> _Supplied material_
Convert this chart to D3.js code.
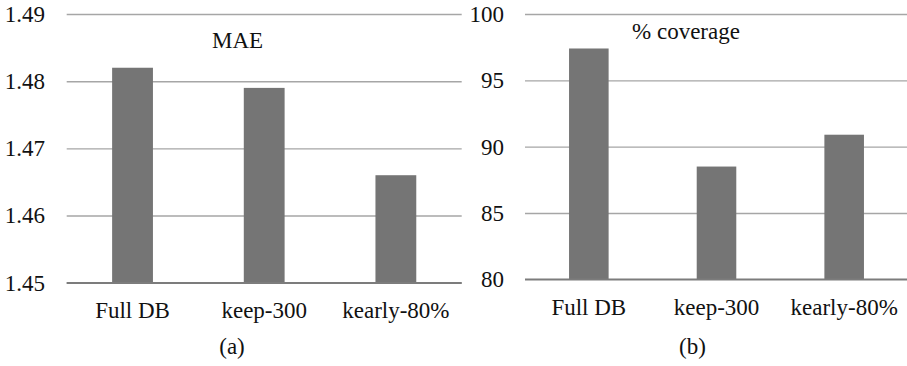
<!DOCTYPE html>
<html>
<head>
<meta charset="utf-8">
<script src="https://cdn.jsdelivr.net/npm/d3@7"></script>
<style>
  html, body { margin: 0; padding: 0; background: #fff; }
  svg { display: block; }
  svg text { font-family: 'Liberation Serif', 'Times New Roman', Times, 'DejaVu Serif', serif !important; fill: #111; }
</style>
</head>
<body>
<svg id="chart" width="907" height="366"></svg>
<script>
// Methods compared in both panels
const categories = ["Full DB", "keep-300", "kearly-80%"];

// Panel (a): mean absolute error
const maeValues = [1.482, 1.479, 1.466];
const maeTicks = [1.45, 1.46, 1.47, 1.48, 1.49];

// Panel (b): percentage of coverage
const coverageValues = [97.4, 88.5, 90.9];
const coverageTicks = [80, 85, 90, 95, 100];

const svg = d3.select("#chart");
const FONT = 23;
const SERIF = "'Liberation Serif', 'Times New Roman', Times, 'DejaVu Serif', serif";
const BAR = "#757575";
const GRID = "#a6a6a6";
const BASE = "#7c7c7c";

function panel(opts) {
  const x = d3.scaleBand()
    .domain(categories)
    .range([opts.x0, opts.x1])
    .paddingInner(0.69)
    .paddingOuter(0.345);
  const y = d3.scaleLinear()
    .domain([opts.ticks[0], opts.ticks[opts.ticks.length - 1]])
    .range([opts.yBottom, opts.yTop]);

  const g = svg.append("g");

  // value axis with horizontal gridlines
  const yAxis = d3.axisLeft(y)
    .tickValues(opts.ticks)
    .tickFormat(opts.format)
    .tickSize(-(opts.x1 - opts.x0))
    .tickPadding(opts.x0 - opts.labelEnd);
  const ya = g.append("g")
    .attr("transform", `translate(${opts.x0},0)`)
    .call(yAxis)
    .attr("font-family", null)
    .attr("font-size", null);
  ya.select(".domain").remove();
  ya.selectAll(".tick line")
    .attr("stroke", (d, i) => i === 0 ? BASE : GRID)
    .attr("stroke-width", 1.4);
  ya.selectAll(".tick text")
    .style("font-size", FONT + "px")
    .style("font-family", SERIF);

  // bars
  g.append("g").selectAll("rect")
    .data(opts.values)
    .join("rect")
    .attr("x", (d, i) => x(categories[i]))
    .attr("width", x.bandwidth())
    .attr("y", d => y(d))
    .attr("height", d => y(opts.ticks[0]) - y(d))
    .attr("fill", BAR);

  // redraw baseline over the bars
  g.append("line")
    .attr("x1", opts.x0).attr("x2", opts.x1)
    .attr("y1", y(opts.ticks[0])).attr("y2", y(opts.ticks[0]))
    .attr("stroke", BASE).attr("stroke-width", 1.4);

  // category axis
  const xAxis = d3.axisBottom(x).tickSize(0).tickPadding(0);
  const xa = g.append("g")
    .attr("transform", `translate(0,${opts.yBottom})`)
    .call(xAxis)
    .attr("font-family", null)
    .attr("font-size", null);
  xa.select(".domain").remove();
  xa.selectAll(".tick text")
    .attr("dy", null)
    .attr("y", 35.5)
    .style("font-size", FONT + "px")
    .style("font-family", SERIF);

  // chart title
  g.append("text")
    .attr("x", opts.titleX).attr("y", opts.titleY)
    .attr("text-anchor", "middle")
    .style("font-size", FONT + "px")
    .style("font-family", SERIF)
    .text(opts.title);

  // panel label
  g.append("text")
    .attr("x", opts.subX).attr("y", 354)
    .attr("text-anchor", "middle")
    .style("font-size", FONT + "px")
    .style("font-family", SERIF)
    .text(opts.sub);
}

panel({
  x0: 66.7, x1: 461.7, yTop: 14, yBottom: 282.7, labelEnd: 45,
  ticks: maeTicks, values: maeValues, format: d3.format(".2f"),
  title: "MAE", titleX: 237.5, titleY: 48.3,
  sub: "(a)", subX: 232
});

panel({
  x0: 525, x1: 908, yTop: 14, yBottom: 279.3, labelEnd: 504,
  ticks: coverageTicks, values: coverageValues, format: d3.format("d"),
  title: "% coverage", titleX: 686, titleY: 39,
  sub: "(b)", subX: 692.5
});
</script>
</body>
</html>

> _Direction_
All the lines above are to be given again exactly as they read, with the pictures removed.

> _Worked answer_
Convert this chart to D3.js code.
<!DOCTYPE html>
<html>
<head>
<meta charset="utf-8">
<script src="https://cdn.jsdelivr.net/npm/d3@7"></script>
<style>
  html, body { margin: 0; padding: 0; background: #fff; }
  svg { display: block; }
  svg text { font-family: 'Liberation Serif', 'Times New Roman', Times, 'DejaVu Serif', serif !important; fill: #111; }
</style>
</head>
<body>
<svg id="chart" width="907" height="366"></svg>
<script>
// Methods compared in both panels
const categories = ["Full DB", "keep-300", "kearly-80%"];

// Panel (a): mean absolute error
const maeValues = [1.482, 1.479, 1.466];
const maeTicks = [1.45, 1.46, 1.47, 1.48, 1.49];

// Panel (b): percentage of coverage
const coverageValues = [97.4, 88.5, 90.9];
const coverageTicks = [80, 85, 90, 95, 100];

const svg = d3.select("#chart");
const FONT = 23;
const SERIF = "'Liberation Serif', 'Times New Roman', Times, 'DejaVu Serif', serif";
const BAR = "#757575";
const GRID = "#a6a6a6";
const BASE = "#7c7c7c";

function panel(opts) {
  const x = d3.scaleBand()
    .domain(categories)
    .range([opts.x0, opts.x1])
    .paddingInner(0.69)
    .paddingOuter(0.345);
  const y = d3.scaleLinear()
    .domain([opts.ticks[0], opts.ticks[opts.ticks.length - 1]])
    .range([opts.yBottom, opts.yTop]);

  const g = svg.append("g");

  // value axis with horizontal gridlines
  const yAxis = d3.axisLeft(y)
    .tickValues(opts.ticks)
    .tickFormat(opts.format)
    .tickSize(-(opts.x1 - opts.x0))
    .tickPadding(opts.x0 - opts.labelEnd);
  const ya = g.append("g")
    .attr("transform", `translate(${opts.x0},0)`)
    .call(yAxis)
    .attr("font-family", null)
    .attr("font-size", null);
  ya.select(".domain").remove();
  ya.selectAll(".tick line")
    .attr("stroke", (d, i) => i === 0 ? BASE : GRID)
    .attr("stroke-width", 1.4);
  ya.selectAll(".tick text")
    .style("font-size", FONT + "px")
    .style("font-family", SERIF);

  // bars
  g.append("g").selectAll("rect")
    .data(opts.values)
    .join("rect")
    .attr("x", (d, i) => x(categories[i]))
    .attr("width", x.bandwidth())
    .attr("y", d => y(d))
    .attr("height", d => y(opts.ticks[0]) - y(d))
    .attr("fill", BAR);

  // redraw baseline over the bars
  g.append("line")
    .attr("x1", opts.x0).attr("x2", opts.x1)
    .attr("y1", y(opts.ticks[0])).attr("y2", y(opts.ticks[0]))
    .attr("stroke", BASE).attr("stroke-width", 1.4);

  // category axis
  const xAxis = d3.axisBottom(x).tickSize(0).tickPadding(0);
  const xa = g.append("g")
    .attr("transform", `translate(0,${opts.yBottom})`)
    .call(xAxis)
    .attr("font-family", null)
    .attr("font-size", null);
  xa.select(".domain").remove();
  xa.selectAll(".tick text")
    .attr("dy", null)
    .attr("y", 35.5)
    .style("font-size", FONT + "px")
    .style("font-family", SERIF);

  // chart title
  g.append("text")
    .attr("x", opts.titleX).attr("y", opts.titleY)
    .attr("text-anchor", "middle")
    .style("font-size", FONT + "px")
    .style("font-family", SERIF)
    .text(opts.title);

  // panel label
  g.append("text")
    .attr("x", opts.subX).attr("y", 354)
    .attr("text-anchor", "middle")
    .style("font-size", FONT + "px")
    .style("font-family", SERIF)
    .text(opts.sub);
}

panel({
  x0: 66.7, x1: 461.7, yTop: 14, yBottom: 282.7, labelEnd: 45,
  ticks: maeTicks, values: maeValues, format: d3.format(".2f"),
  title: "MAE", titleX: 237.5, titleY: 48.3,
  sub: "(a)", subX: 232
});

panel({
  x0: 525, x1: 908, yTop: 14, yBottom: 279.3, labelEnd: 504,
  ticks: coverageTicks, values: coverageValues, format: d3.format("d"),
  title: "% coverage", titleX: 686, titleY: 39,
  sub: "(b)", subX: 692.5
});
</script>
</body>
</html>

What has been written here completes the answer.